Movie review – Udta Punjab – Unique blend of dark drama, black comedy and thrills
By Joginder Tuteja
For a change, the hype generated due to controversies has been worth it. Also, after watching the film you do realize why there was a call for ruthless editing of the film and why makers too were justified in not going for a single cut. Fortunately, the film is being seen in its original avtar, something that allows Udta Punjab to indeed fly high. Frankly, the censored version would have truly destroyed the core narrative of the film, something that director Abhishek Chaubey so skillfully weaves here.

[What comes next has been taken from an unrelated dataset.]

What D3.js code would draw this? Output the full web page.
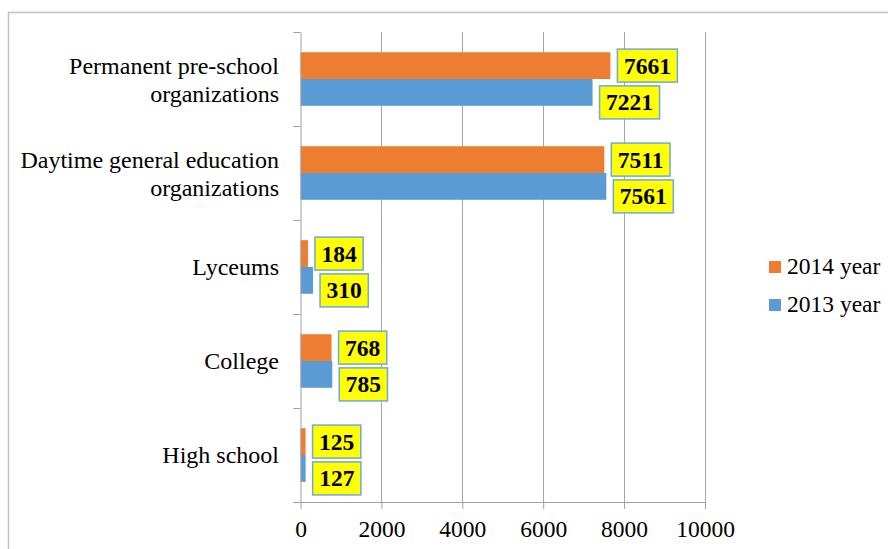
<!DOCTYPE html>
<html>
  <head>
    <meta charset="utf-8">
    <title>Educational organizations</title>
    <style media="screen">
    body{margin: 0; background: #fff}
    text{font-family: "Liberation Serif", "Times New Roman", serif}
    </style>
  </head>
  <body>
    <script src="https://d3js.org/d3.v7.min.js"></script>
    <script type="text/javascript">
      var w = 888, h = 549;

      // data
      var categories = [
        ["Permanent pre-school", "organizations"],
        ["Daytime general education", "organizations"],
        ["Lyceums"],
        ["College"],
        ["High school"]
      ];
      var seriesNames = ["2014 year", "2013 year"];
      var values2014 = [7661, 7511, 184, 768, 125];
      var values2013 = [7221, 7561, 310, 785, 127];
      var xTicks = [0, 2000, 4000, 6000, 8000, 10000];
      var colors = ["#ED7D31", "#5B9BD5"];

      var series = [values2014, values2013];
      var fs = 23.5;

      var svg = d3.select('body').append('svg')
        .attr('width', w)
        .attr('height', h)

      // chart frame (right and bottom edges fall outside the picture)
      svg.append('rect')
        .attr('x', 8.5).attr('y', 12.5)
        .attr('width', w + 20).attr('height', h + 20)
        .attr('fill', 'none')
        .attr('stroke', '#c0c0c0')
        .attr('stroke-width', 1.5)

      var pLeft = 300.5, pRight = 705, pTop = 32, pBottom = 502;

      var x = d3.scaleLinear().domain([0, 10000]).range([pLeft, pRight])
      var idx = d3.range(categories.length)
      var y = d3.scaleBand().domain(idx).range([pTop, pBottom])
        .paddingInner(0.43).paddingOuter(0.215)
      var ySub = d3.scaleBand().domain([0, 1]).range([0, y.bandwidth()])
      var yEdge = d3.scaleLinear().domain([0, categories.length]).range([pTop, pBottom])

      // vertical gridlines
      svg.append('g').selectAll('line')
        .data(xTicks.slice(1))
        .enter().append('line')
          .attr('x1', function(d){ return Math.round(x(d)) + 0.5 })
          .attr('x2', function(d){ return Math.round(x(d)) + 0.5 })
          .attr('y1', pTop).attr('y2', pBottom)
          .attr('stroke', '#a6a6a6')
          .attr('stroke-width', 1)

      // bars
      series.forEach(function(vals, s){
        svg.append('g').selectAll('rect')
          .data(vals)
          .enter().append('rect')
            .attr('x', x(0))
            .attr('y', function(d, i){ return y(i) + ySub(s) })
            .attr('width', function(d){ return x(d) - x(0) })
            .attr('height', ySub.bandwidth())
            .attr('fill', colors[s])
      })

      // x axis
      var xAxis = svg.append('g')
        .attr('transform', 'translate(0,' + pBottom + ')')
        .call(d3.axisBottom(x).tickValues(xTicks).tickSize(7).tickSizeOuter(0)
          .tickPadding(12).tickFormat(d3.format('d')))
      xAxis.select('.domain').attr('stroke', '#a0a0a0')
      xAxis.selectAll('.tick line').attr('stroke', '#a0a0a0')
      xAxis.selectAll('.tick text')
        .attr('fill', '#000')
        .attr('font-size', fs)
        .attr('font-family', '"Liberation Serif", serif')
        .attr('dy', '0.66em')

      // y axis, ticks sit on the category boundaries
      var yAxis = svg.append('g')
        .attr('transform', 'translate(' + pLeft + ',0)')
        .call(d3.axisLeft(yEdge).tickValues(d3.range(categories.length + 1))
          .tickSize(7).tickSizeOuter(0).tickFormat(''))
      yAxis.select('.domain').attr('stroke', '#a0a0a0')
      yAxis.selectAll('.tick line').attr('stroke', '#a0a0a0')

      // category labels
      svg.append('g').selectAll('text')
        .data(categories)
        .enter().append('text')
          .attr('text-anchor', 'end')
          .attr('font-size', 24)
          .attr('fill', '#000')
          .each(function(lines, i){
            var cy = y(i) + y.bandwidth() / 2
            var t = d3.select(this)
            var y0 = lines.length > 1 ? cy - 5 : cy + 8
            lines.forEach(function(l, k){
              t.append('tspan').attr('x', 279).attr('y', y0 + k * 28).text(l)
            })
          })

      // value labels in yellow boxes; the 2013 ones are nudged down to clear the 2014 ones
      var labelShift = [0, 10]
      series.forEach(function(vals, s){
        var g = svg.append('g').selectAll('g')
          .data(vals)
          .enter().append('g')
        var rect = g.append('rect')
        var txt = g.append('text')
          .attr('font-size', fs)
          .attr('font-weight', 'bold')
          .attr('fill', '#000')
          .text(function(d){ return d })
        txt.each(function(d, i){
          var tw = this.getComputedTextLength()
          var cy = y(i) + ySub(s) + ySub.bandwidth() / 2 + labelShift[s]
          var bx = x(d) + 7
          d3.select(this).attr('x', bx + 6.5).attr('y', cy + 8)
          d3.select(rect.nodes()[i])
            .attr('x', bx).attr('y', cy - 16.5)
            .attr('width', tw + 13).attr('height', 33)
            .attr('fill', '#FFFF00')
            .attr('stroke', '#6FA8DC')
            .attr('stroke-width', 1.5)
        })
      })

      // legend
      var legend = svg.append('g').selectAll('g')
        .data(seriesNames)
        .enter().append('g')
          .attr('transform', function(d, i){ return 'translate(769,' + (261 + i * 38) + ')' })
      legend.append('rect')
        .attr('width', 12).attr('height', 12)
        .attr('fill', function(d, i){ return colors[i] })
      legend.append('text')
        .attr('x', 18).attr('y', 12.5)
        .attr('font-size', fs)
        .attr('fill', '#000')
        .text(function(d){ return d })
    </script>
  </body>
</html>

For starters, Abhishek does well in not allowing this to be a hero-heroine affair. In fact his biggest star of the show, Shahid Kapoor, is as far away from being a hero as Bollywood would not quite imagine. He is a drug addict, doesn’t really have great skills as an artist, is not at all a role model for the youth, is self-confessedly self-centered, gets scared in light of the smallest of the problems and can’t quite stand up to bash even 2-3 goons at a time. Still, it is this very humane element of Shahid that makes this not just a remarkable performance but also clearly his best in a career that has spanned over a decade now.
That said, it isn’t quite entirely a Shahid Kapoor show. Instead, it is Diljit Dosanjh, Punjab’s biggest superstar, who leads the show. Well, at least for most of the first half of the film. As a cop whose conscience arises after his younger brother turns out to be a drug addict, he is natural to the core while being absolutely endearing. In fact it is wonderful to see the chemistry between Kareena Kapoor Khan and him as the duo goes about unearthing the nexus between drug cartel, politicians, cops, goons and the middlemen. It all makes for an engaging watch as Abhishek exposed this entire episode in a style which is quite different from a similar premise that Nishikant Kamat had picked for his Force and Rocky Handsome. Here, the focus is more on content rather than style, and while that also means that the storytelling takes a much darker route, you do not mind that.
That said, the whole episode of Alia Bhatt turns out to be a lot depressing, especially in the first half. Whike you do care for her migrant character that gets captured by the drug gang and is held in captivity, somehow one wants to keep eyes away from screen for a while since the visuals turn out to be truly disturbing. However, the same Alia towers in the second half when she refuses to succumb to the atrocities and fights back instead of playing the victim card. Especially her first scene with Shahid Kapoor is worth the price of the ticket as black comedy comes into play.
Any loose ends? Well, at times the normally engaging and entertaining film picks an art house cinema route, what with a couple of extended underwater shots as well as a monologue or two which could well have been chopped off the editing table. Also, way too much footage is given to the boy playing Diljit’s brother. His track could have been curtailed as your heart doesn’t go out to him at all. The film is almost entirely in Punjabi and thankfully the cinema where I saw the film had English subtitles. Yes, there are cuss words galore but they do get seamlessly integrated with the film, due to which you do not mind that.
Moreover, other than the credible act that each of the four protagonists comes up with, the ones who stand out are Satish Kaushik (wonderful, wish there was more of him), the youngster playing his son, the senior cop, Alia’s abductor and that truck driver who gets badly beaten up. Truly, an ensemble affair. Also, Amit Trivedi’s music was made just for the narrative. Well done here!
Overall, Udta Punjab is a unique blend of ‘dark drama’ meet ‘black comedy’ meet ‘thriller’. A new story indeed, glad it has not been censored.